Another manifestation of joy in the paintings of Brest van Kempen is the relationship in which he places the viewer to his subjects, or, in other words, perspective. I can think of no wildlife artist who has produced a body of work that consistently affords viewers with richer perspectives than Carel Pieter Brest van Kempen. His creative and engaging perspective is yet another hallmark of his unique style.
Brest van Kempen’s perspective, combined with his virtuosic technique and tantalizing imagination, give his paintings a richness and depth that is rare in the world of wildlife art. For aestheticians or art historians like me, these characteristics are critical for assessing art.
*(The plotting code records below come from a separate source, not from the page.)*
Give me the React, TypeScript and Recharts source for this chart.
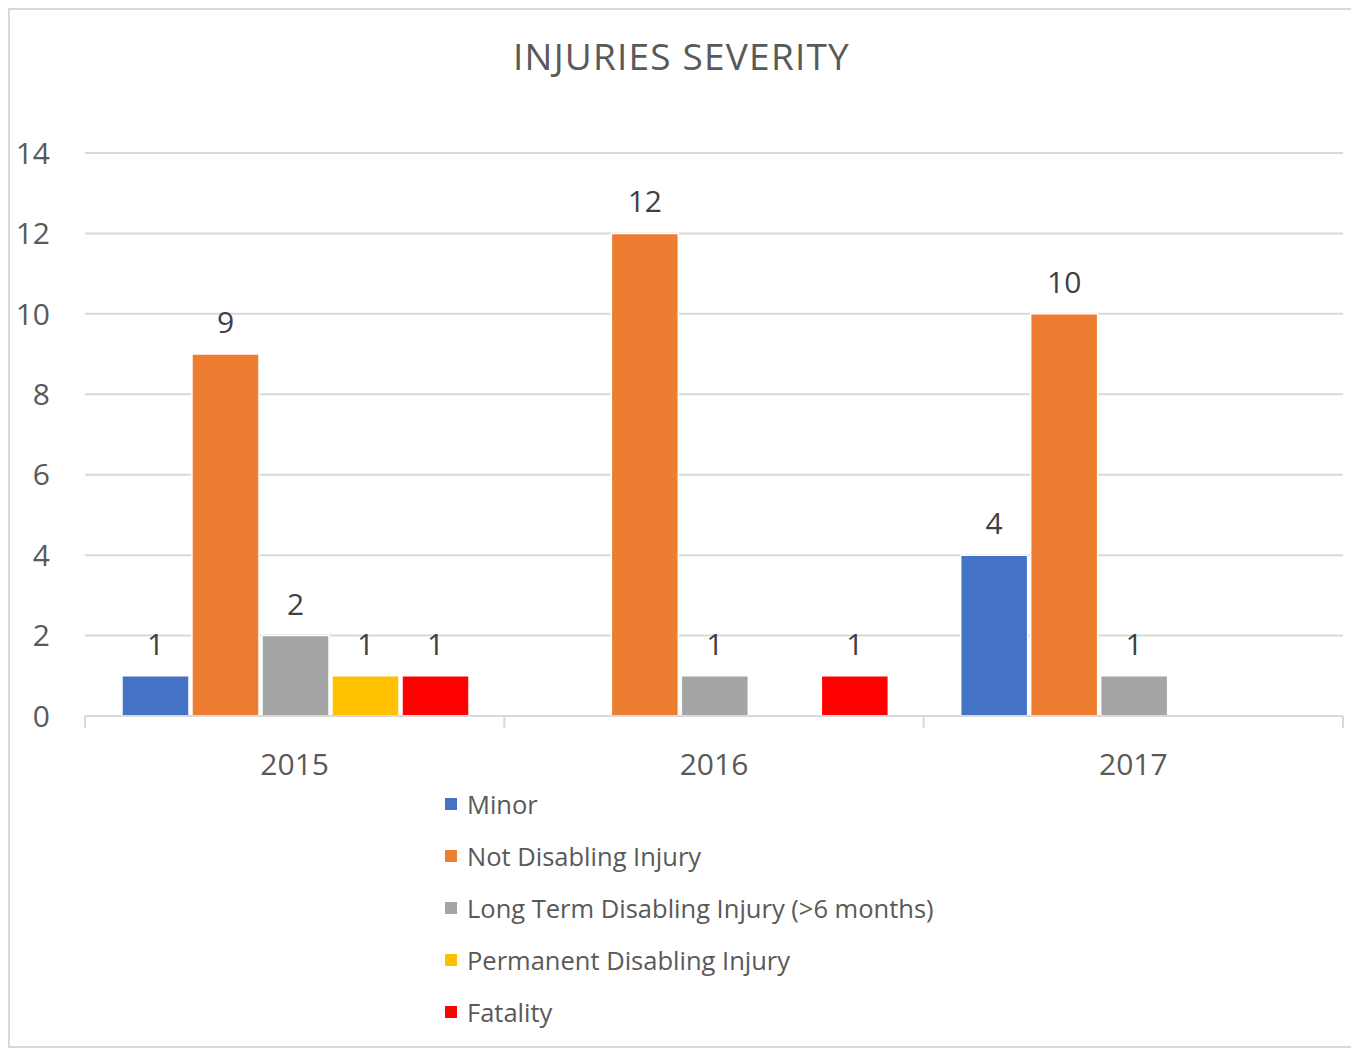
import { BarChart, Bar, XAxis, YAxis, CartesianGrid, Legend, LabelList } from 'recharts';

const years = ['2015', '2016', '2017'];
const minor = [1, null, 4];
const notDisabling = [9, 12, 10];
const longTerm = [2, 1, 1];
const permanent = [1, null, null];
const fatality = [1, 1, null];
const yTicks = [0, 2, 4, 6, 8, 10, 12, 14];

const series = [
  { key: 'minor', name: 'Minor', color: '#4472C4', values: minor },
  { key: 'notDisabling', name: 'Not Disabling Injury', color: '#ED7D31', values: notDisabling },
  { key: 'longTerm', name: 'Long Term Disabling Injury (>6 months)', color: '#A5A5A5', values: longTerm },
  { key: 'permanent', name: 'Permanent Disabling Injury', color: '#FFC000', values: permanent },
  { key: 'fatality', name: 'Fatality', color: '#FF0000', values: fatality },
];

const chartData = years.map((year, i) => {
  const row: Record<string, string | number | null> = { year };
  series.forEach(s => { row[s.key] = s.values[i]; });
  return row;
});

const FONT = '"Open Sans", sans-serif';
const W = 1343;
const H = 1036;
const MARGIN = { top: 143, right: 10, left: 0, bottom: 8 };
const Y_W = 75;
const BAND = (W - MARGIN.left - MARGIN.right - Y_W) / years.length;

// year label plus Excel-style tick marks on the category boundaries
function YearTick(props: any) {
  const { x, y, payload, index } = props;
  const half = BAND / 2;
  return (
    <g>
      <line x1={x - half} x2={x - half} y1={y} y2={y + 12} stroke="#D9D9D9" strokeWidth={2} />
      {index === years.length - 1 && (
        <line x1={x + half} x2={x + half} y1={y} y2={y + 12} stroke="#D9D9D9" strokeWidth={2} />
      )}
      <text x={x} y={y + 48} dy="0.355em" textAnchor="middle" fill="#595959" fontSize={30} fontFamily={FONT}>
        {payload.value}
      </text>
    </g>
  );
}

function LegendBox() {
  return (
    <div style={{ fontFamily: FONT }}>
      {series.map(s => (
        <div key={s.key} style={{ height: 52, display: 'flex', alignItems: 'center' }}>
          <span style={{ width: 12, height: 12, background: s.color, marginRight: 10 }} />
          <span style={{ fontSize: 25.5, color: '#595959', whiteSpace: 'nowrap' }}>{s.name}</span>
        </div>
      ))}
    </div>
  );
}

export default function App() {
  return (
    <div
      style={{
        position: 'relative',
        width: W + 4,
        height: H + 4,
        boxSizing: 'border-box',
        border: '2px solid #D9D9D9',
        background: '#fff',
      }}
    >
      <div
        style={{
          position: 'absolute',
          top: 20,
          left: 0,
          width: '100%',
          textAlign: 'center',
          fontFamily: FONT,
          fontSize: 37,
          color: '#595959',
          letterSpacing: 1.2,
        }}
      >
        INJURIES SEVERITY
      </div>
      <BarChart
        width={W}
        height={H}
        data={chartData}
        margin={MARGIN}
        barCategoryGap={37}
        barGap={3}
      >
        <CartesianGrid vertical={false} stroke="#D9D9D9" strokeWidth={2} />
        <XAxis
          dataKey="year"
          height={62}
          axisLine={{ stroke: '#D9D9D9', strokeWidth: 2 }}
          tickLine={false}
          tickSize={0}
          tickMargin={0}
          tick={<YearTick />}
        />
        <YAxis
          width={Y_W}
          domain={[0, 14]}
          ticks={yTicks}
          axisLine={false}
          tickLine={false}
          tickSize={0}
          tickMargin={35}
          tick={{ fill: '#595959', fontSize: 30, fontFamily: FONT }}
        />
        <Legend
          layout="vertical"
          verticalAlign="bottom"
          content={<LegendBox />}
          wrapperStyle={{ left: 435, width: 'auto' }}
        />
        {series.map(s => (
          <Bar
            key={s.key}
            dataKey={s.key}
            name={s.name}
            fill={s.color}
            stroke="#fff"
            strokeWidth={1.5}
            isAnimationActive={false}
          >
            <LabelList
              dataKey={s.key}
              position="top"
              offset={21}
              fill="#404040"
              fontSize={30}
              fontFamily={FONT}
            />
          </Bar>
        ))}
      </BarChart>
    </div>
  );
}
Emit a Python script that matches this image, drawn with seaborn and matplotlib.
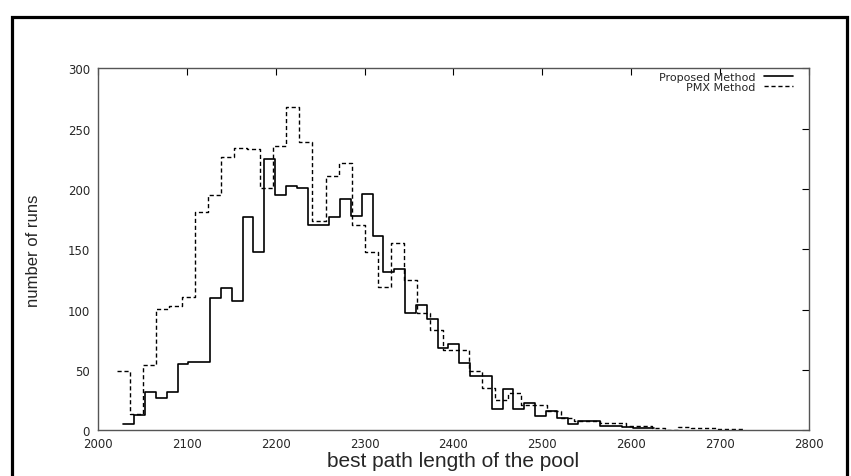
import matplotlib
matplotlib.use("Agg")
import matplotlib.pyplot as plt
import seaborn as sns
import numpy as np
import pandas as pd
from matplotlib.lines import Line2D
from matplotlib.patches import Rectangle

# Histogram bins (two methods use different bin widths)
proposed_start = 2028.2
proposed_width = 12.2
proposed_counts = [5, 13, 32, 27, 32, 55, 57, 57, 110, 118,
                   107, 177, 148, 225, 195, 203, 201, 170, 170, 177,
                   192, 178, 196, 161, 131, 134, 97, 104, 92, 68,
                   72, 56, 45, 45, 18, 34, 18, 23, 12, 16,
                   10, 5, 8, 8, 4, 4, 3, 2, 2]

pmx_start = 2020.7
pmx_width = 14.7
pmx_counts = [49, 14, 54, 101, 103, 111, 181, 195, 227, 234,
              233, 201, 236, 268, 239, 174, 211, 222, 170, 148,
              119, 155, 125, 97, 83, 67, 67, 49, 35, 25,
              31, 21, 21, 16, 10, 8, 8, 6, 6, 4,
              4, 2, 0, 3, 2, 2, 1, 1]

series_labels = ["Proposed Method", "PMX Method"]
x_ticks = [2000, 2100, 2200, 2300, 2400, 2500, 2600, 2700, 2800]
y_ticks = [0, 50, 100, 150, 200, 250, 300]


def hist_frame(start, width, counts):
    edges = start + width * np.arange(len(counts) + 1)
    df = pd.DataFrame({"length": edges[:-1] + width / 2, "runs": counts})
    return list(edges), df


sns.set_style("white")
plt.rcParams["font.family"] = ["DejaVu Sans"]

fig = plt.figure(figsize=(8.51, 4.77), dpi=100)
ax = fig.add_axes([0.1155, 0.0954, 0.8348, 0.7589])

# 1. Proposed method (solid step line)
edges, df = hist_frame(proposed_start, proposed_width, proposed_counts)
sns.histplot(data=df, x="length", weights="runs", bins=edges, element="step",
             fill=False, color="black", linewidth=1.2, ax=ax)

# 2. PMX method (dashed step line)
edges, df = hist_frame(pmx_start, pmx_width, pmx_counts)
sns.histplot(data=df, x="length", weights="runs", bins=edges, element="step",
             fill=False, color="black", linewidth=1.0, linestyle=(0, (3, 2)), ax=ax)

ax.set_xlim(2000, 2800)
ax.set_ylim(0, 300)
ax.set_xticks(x_ticks)
ax.set_yticks(y_ticks)
ax.tick_params(direction="in", length=5, width=0.8, color="black",
               top=True, right=True, labelsize=8.5, pad=5)
ax.tick_params(axis="y", pad=6)
for s in ax.spines.values():
    s.set_color("#555555")
    s.set_linewidth(1.0)

ax.set_xlabel("best path length of the pool", fontsize=15,
              family=["Liberation Sans", "DejaVu Sans"])
ax.set_ylabel("number of runs", fontsize=12,
              family=["Liberation Sans", "DejaVu Sans"])
ax.xaxis.set_label_coords(0.5, -0.058)
ax.yaxis.set_label_coords(-0.08, 0.5)

handles = [Line2D([], [], color="black", lw=1.2),
           Line2D([], [], color="black", lw=1.0, ls=(0, (3, 2)))]
ax.legend(handles, series_labels, loc="upper right", bbox_to_anchor=(0.978, 0.99),
          frameon=False, markerfirst=False, fontsize=8, handlelength=2.6,
          handletextpad=0.8, labelspacing=0.0, borderpad=0, borderaxespad=0)

# outer frame around the figure
fig.patches.append(Rectangle((0.0137, -0.1), 0.9816, 1.0633, transform=fig.transFigure,
                             fill=False, edgecolor="black", linewidth=2.3))

fig.savefig("out.png", dpi=100)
Depth, after all, is what keeps viewers coming back and interested in more. Richness and depth are the secrets to great art. They are what makes art endure.
It is a pleasure to work with an artist the caliber of Carel Pieter Brest van Kempen and to serve as Curator/Tour Director of his exhibition, BIODIVERSITY IN WILDLIFE ART. PAINTINGS BY CAREL PIETER BREST van KEMPEN have been and continue to be enjoyed at important venues nationwide, among them, The Wildling Art Museum in Santa Barbara, The Wildlife Experience in Denver, and The Arizona-Sonora Desert Museum in Tucson.
Carel Pieter Brest van Kempen lives and works in Salt Lake City. He is a member of the Society of Animal Artists, and is a six-time recipient of its highest honor, the Award of Excellence, in 1994, 1996, 1997, 2004, 2006 and 2010. Other information about the artist and his art and ideas can be found on his website or his blog.
David J. Wagner, Ph.D.
Curator/Tour Director
David J. Wagner is president of a limited liability corporation that produces traveling exhibitions and provides curatorial, educational, and museum management services nationwide. Dr. Wagner wrote his Ph.D. dissertation on wildlife art history, taught museum studies at several colleges and universities, and served as a museum director for twenty years. Today he works independently as Curator/Tour Director for the Society of Animal Artists, a world-wide organization headquartered in New York, which regularly features paintings by Carel Pieter Brest van Kempen in its traveling exhibition, ART AND THE ANIMAL. In addition to numerous other group exhibitions and tours, Dr. has organized important one-man museum exhibitions by select artists which include THE ART OF ROBERT BATEMAN, EXQUISITE MINIATURES OF WES AND RACHELLE SIEGRIST, LEROY NEIMAN: ON SAFARI, and KENT ULLBERG A RETROSPECIVE. His book AMERICAN WILDLIFE ART (www.american-wildlife-art.com), which was released by Marquand Books in 2008, has been recognized as the definitive reference source on the subject.
REFERENCE: E.H. Gombrich, Art and Illusion, A Study in the Psychology of Pictorial Representation, Princeton University Press, 1960.